Tuesday, February 28, 2017 -
2:00pm to 3:30pm
  • Global Security Hub

You are invited to the monthly meeting of the Global Security Hub. This meeting will feature a working paper presented by Dr. Mariano E. Bertucci, Visiting Scholar at the Department of Political Science and the Orfalea Center for Global & International Studies. His work focuses on logics of social action and foreign policymaking processes (on trade and security issues) in South America. His research has been published in peer-reviewed journal in the United States and abroad and featured in mass-media outlets such as the Huffington Post and Inside Higher Ed.
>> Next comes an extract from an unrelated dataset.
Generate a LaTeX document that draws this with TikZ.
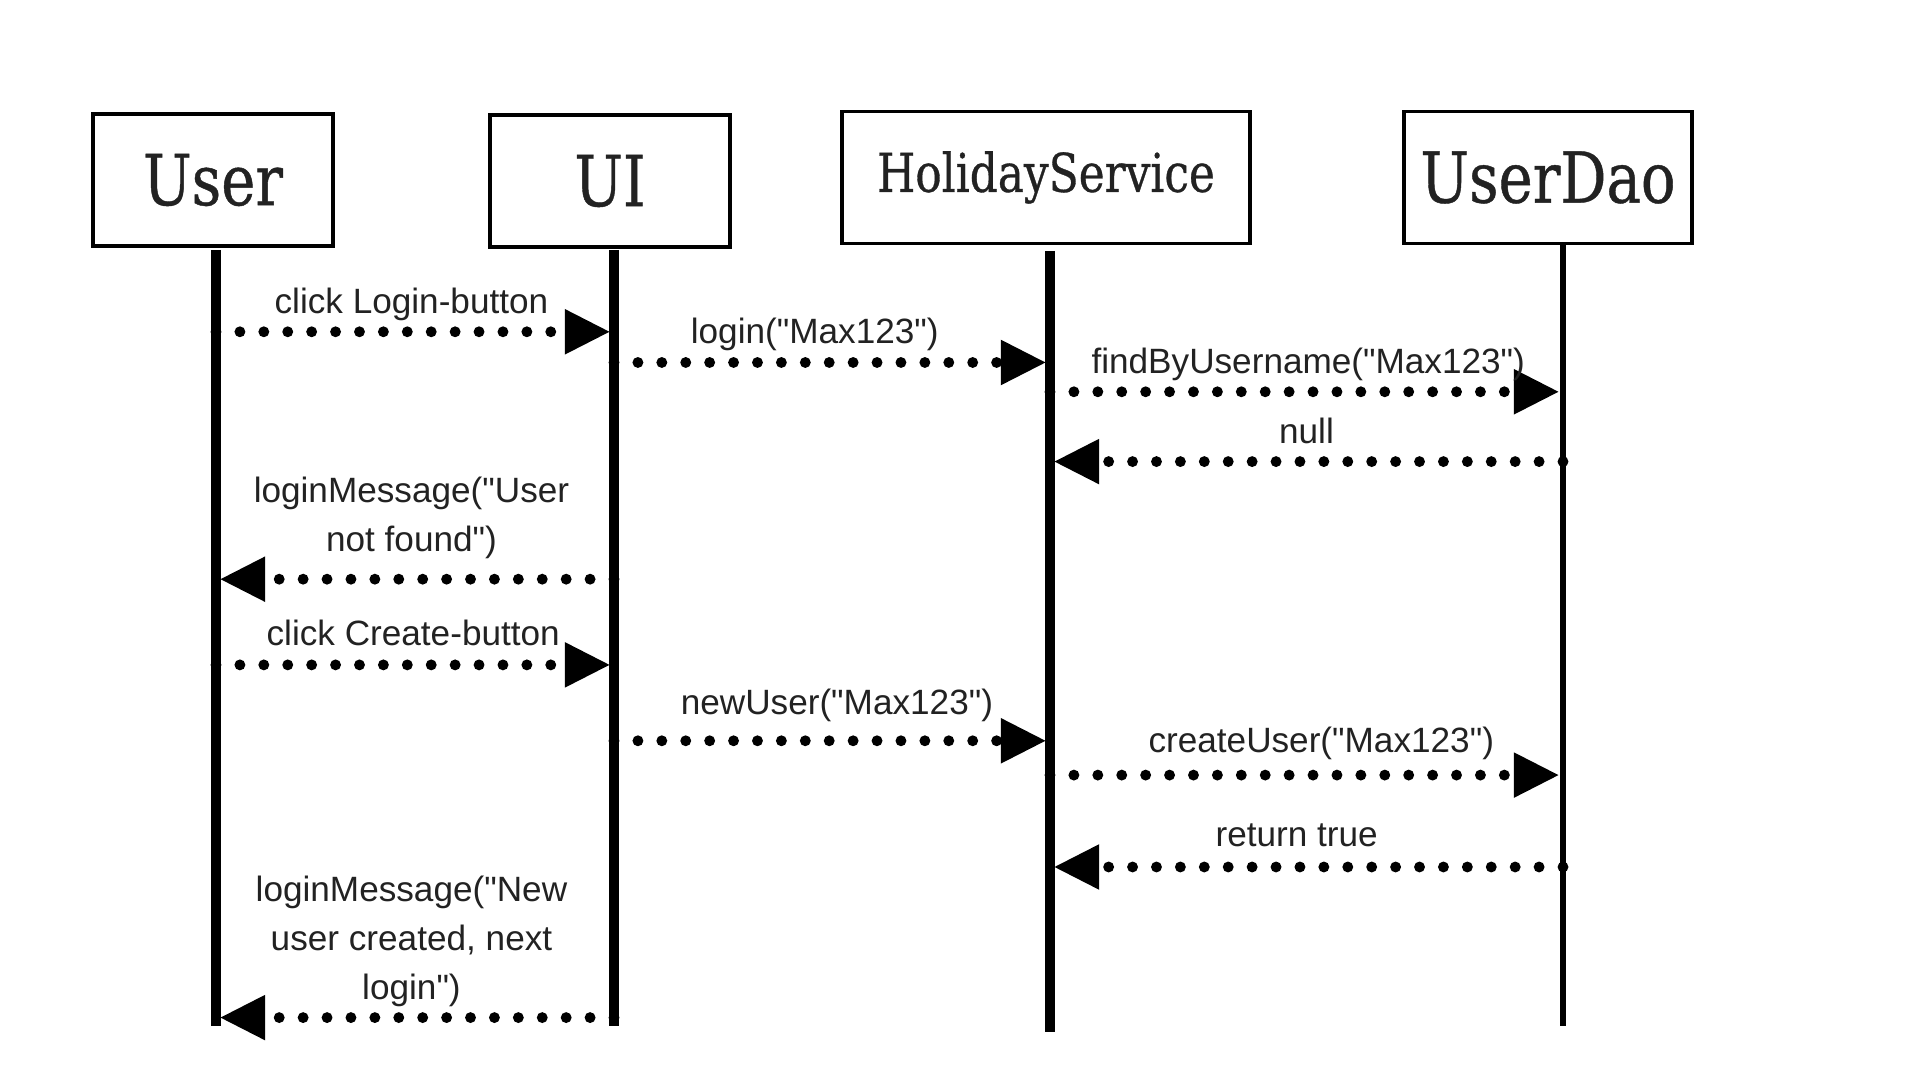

Habits and Policy: The Social Construction of Foreign Policymaking Processes

Mainstream theories in political science argue that formal political institutions or norms determine who will influence the making of policy and how they will do so. However, three South American presidential democracies with strikingly similar formal rules for making foreign policy (i.e., Argentina, Brazil and Chile) have been following, for decades, fundamentally different foreign policymaking processes; and, they have been doing so without resort to any normative justifications. This article explains how and why such variation in processes takes place. The article contrasts the theoretical expectations of rational choice institutionalism and norm-based arguments on foreign policymaking with a logic of habit not captured by the logics of consequences or appropriateness of RCI and norm-based explanations. Drawing on experimental findings in social psychology and cognitive neuroscience, and on extensive fieldwork and interviews with those Argentine, Brazilian and Chilean policymakers who have actually made policy, the article makes two contributions. First, it furthers the theoretical development of the concept of habit in IR and offers a means of studying habits empirically. Second, it challenges the assumption that the power of domestic actors in foreign policy is a function of formal institutions or prevailing norms.